_Given task_
From the entries below, copy out every line with "code" in it.
==============================
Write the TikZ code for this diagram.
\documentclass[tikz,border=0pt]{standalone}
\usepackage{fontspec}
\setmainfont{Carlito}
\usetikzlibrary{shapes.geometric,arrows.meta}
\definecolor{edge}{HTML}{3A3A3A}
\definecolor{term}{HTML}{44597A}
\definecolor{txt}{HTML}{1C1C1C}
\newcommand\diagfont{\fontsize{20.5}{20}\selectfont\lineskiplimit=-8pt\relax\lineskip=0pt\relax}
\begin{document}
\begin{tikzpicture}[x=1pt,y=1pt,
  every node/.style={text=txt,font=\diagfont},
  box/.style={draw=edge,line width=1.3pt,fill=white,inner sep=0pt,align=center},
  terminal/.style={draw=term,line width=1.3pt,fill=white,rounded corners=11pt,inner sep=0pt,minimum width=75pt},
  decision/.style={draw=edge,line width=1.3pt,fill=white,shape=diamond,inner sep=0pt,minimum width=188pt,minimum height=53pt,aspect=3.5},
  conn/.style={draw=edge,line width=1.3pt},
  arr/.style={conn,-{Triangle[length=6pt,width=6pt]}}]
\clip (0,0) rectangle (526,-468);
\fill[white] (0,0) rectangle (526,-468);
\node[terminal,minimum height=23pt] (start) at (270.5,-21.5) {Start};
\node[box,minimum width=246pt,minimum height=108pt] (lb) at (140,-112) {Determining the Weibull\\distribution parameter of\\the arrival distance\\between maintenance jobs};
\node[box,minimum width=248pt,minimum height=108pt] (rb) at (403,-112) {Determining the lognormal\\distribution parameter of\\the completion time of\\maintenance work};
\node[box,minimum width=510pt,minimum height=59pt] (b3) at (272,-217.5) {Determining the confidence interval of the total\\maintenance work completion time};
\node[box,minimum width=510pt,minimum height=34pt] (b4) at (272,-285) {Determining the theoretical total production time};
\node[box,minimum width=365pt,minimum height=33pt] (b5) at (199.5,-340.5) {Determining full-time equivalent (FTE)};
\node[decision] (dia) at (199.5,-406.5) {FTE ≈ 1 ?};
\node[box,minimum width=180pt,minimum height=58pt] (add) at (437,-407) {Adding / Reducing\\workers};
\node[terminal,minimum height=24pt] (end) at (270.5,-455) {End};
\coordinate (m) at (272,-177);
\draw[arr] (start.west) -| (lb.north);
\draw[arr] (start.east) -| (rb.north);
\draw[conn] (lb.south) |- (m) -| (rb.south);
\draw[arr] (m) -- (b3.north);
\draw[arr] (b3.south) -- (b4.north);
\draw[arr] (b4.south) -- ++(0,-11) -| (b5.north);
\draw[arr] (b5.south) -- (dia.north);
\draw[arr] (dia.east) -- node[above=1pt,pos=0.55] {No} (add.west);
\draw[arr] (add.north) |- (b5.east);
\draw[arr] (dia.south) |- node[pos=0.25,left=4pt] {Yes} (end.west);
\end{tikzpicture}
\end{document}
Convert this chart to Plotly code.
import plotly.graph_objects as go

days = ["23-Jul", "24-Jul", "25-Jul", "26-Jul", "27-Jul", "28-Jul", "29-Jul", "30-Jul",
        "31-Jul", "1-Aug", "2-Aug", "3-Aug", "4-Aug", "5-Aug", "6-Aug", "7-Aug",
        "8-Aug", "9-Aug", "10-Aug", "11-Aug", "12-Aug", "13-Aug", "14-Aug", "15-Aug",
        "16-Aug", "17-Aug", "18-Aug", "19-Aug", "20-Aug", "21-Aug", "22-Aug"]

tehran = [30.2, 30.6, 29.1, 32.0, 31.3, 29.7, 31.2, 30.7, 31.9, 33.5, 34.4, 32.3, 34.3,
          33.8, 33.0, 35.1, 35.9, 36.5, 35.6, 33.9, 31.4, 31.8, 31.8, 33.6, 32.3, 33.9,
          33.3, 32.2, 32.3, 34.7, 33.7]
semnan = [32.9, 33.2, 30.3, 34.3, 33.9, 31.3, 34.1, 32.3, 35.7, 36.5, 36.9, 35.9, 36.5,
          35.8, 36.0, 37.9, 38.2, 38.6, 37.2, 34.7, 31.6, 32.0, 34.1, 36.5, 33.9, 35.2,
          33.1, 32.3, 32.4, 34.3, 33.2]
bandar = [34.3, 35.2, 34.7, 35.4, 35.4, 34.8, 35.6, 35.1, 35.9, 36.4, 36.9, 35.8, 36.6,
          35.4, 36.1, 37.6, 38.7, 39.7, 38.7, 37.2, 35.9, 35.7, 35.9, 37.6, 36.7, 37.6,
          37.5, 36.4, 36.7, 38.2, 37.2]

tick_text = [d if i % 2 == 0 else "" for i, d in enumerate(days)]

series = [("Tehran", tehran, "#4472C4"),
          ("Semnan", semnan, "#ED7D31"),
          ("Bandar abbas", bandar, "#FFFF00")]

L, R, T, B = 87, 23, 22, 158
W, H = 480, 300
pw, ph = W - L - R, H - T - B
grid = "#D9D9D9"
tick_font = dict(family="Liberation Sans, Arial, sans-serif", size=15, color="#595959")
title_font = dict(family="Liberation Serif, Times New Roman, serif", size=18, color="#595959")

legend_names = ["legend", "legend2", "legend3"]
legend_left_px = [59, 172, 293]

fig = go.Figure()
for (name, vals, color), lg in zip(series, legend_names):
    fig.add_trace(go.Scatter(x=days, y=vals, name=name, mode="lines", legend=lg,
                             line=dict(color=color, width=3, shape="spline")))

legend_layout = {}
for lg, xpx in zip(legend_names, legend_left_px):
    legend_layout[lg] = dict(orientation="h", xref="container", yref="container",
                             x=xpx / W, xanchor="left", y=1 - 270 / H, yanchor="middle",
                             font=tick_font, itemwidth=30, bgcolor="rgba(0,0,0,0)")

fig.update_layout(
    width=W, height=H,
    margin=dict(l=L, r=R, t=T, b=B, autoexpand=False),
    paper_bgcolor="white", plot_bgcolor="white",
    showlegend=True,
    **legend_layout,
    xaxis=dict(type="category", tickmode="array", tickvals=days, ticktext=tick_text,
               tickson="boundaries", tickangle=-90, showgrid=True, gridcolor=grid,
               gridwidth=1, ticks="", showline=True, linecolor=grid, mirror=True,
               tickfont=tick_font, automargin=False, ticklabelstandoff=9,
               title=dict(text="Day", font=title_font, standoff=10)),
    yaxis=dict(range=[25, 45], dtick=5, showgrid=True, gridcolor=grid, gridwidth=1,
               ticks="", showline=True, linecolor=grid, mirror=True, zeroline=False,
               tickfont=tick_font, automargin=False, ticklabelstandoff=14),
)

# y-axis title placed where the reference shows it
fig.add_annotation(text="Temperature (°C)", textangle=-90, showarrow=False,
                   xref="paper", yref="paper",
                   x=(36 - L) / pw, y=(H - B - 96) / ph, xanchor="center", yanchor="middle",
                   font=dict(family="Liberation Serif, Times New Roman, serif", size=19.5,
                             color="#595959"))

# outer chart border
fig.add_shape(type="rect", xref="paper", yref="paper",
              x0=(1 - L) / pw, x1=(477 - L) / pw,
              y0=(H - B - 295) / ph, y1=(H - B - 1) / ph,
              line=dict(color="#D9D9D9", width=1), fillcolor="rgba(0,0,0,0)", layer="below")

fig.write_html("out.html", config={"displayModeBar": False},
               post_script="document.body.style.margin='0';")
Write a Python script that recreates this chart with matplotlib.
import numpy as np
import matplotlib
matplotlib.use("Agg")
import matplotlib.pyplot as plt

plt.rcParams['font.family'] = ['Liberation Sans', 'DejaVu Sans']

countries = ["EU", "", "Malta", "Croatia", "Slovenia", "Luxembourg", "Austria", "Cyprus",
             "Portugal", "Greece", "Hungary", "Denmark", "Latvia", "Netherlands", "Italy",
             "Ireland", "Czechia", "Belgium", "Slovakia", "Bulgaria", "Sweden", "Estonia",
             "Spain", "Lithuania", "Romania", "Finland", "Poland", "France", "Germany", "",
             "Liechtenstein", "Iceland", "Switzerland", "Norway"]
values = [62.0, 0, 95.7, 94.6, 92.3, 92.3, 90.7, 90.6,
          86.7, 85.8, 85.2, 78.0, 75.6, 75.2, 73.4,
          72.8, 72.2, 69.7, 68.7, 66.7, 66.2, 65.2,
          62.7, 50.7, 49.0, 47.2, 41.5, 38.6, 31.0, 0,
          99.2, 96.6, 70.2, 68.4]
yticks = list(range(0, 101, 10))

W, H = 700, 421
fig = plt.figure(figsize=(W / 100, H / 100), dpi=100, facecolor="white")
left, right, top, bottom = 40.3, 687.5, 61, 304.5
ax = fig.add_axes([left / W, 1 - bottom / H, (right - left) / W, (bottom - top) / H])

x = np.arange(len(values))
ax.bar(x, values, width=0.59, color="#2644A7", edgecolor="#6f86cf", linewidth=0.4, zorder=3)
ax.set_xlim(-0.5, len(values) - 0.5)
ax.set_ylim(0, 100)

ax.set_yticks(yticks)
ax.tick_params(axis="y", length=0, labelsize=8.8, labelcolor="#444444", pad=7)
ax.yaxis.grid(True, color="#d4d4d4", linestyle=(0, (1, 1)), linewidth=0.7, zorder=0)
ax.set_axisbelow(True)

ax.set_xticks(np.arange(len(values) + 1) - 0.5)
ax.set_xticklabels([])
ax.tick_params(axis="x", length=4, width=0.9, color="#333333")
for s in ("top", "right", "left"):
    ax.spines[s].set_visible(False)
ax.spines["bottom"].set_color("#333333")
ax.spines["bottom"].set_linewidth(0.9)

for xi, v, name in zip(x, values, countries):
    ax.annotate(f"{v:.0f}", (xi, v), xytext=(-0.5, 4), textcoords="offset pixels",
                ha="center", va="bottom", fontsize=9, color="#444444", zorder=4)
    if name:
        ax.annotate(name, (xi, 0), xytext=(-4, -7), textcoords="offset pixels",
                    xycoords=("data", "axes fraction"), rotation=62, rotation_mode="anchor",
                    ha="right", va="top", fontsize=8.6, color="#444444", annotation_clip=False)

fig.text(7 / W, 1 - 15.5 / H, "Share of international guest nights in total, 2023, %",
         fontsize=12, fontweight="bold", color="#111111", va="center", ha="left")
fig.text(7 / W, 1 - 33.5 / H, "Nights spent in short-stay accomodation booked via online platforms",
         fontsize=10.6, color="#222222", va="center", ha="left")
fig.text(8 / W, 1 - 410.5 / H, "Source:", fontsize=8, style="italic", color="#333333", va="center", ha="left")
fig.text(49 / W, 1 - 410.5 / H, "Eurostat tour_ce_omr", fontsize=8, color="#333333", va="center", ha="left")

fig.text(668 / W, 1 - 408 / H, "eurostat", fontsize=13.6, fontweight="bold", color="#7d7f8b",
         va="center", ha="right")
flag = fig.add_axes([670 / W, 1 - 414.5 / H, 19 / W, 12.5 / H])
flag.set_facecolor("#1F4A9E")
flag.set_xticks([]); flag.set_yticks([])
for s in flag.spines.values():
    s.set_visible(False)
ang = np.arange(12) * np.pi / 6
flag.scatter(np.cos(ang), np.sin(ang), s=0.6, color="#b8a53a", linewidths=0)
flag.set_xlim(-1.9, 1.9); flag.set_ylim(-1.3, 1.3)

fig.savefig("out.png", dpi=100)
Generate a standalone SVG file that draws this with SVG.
==============================
_Completed task_
Write the TikZ code for this diagram.
Convert this chart to Plotly code.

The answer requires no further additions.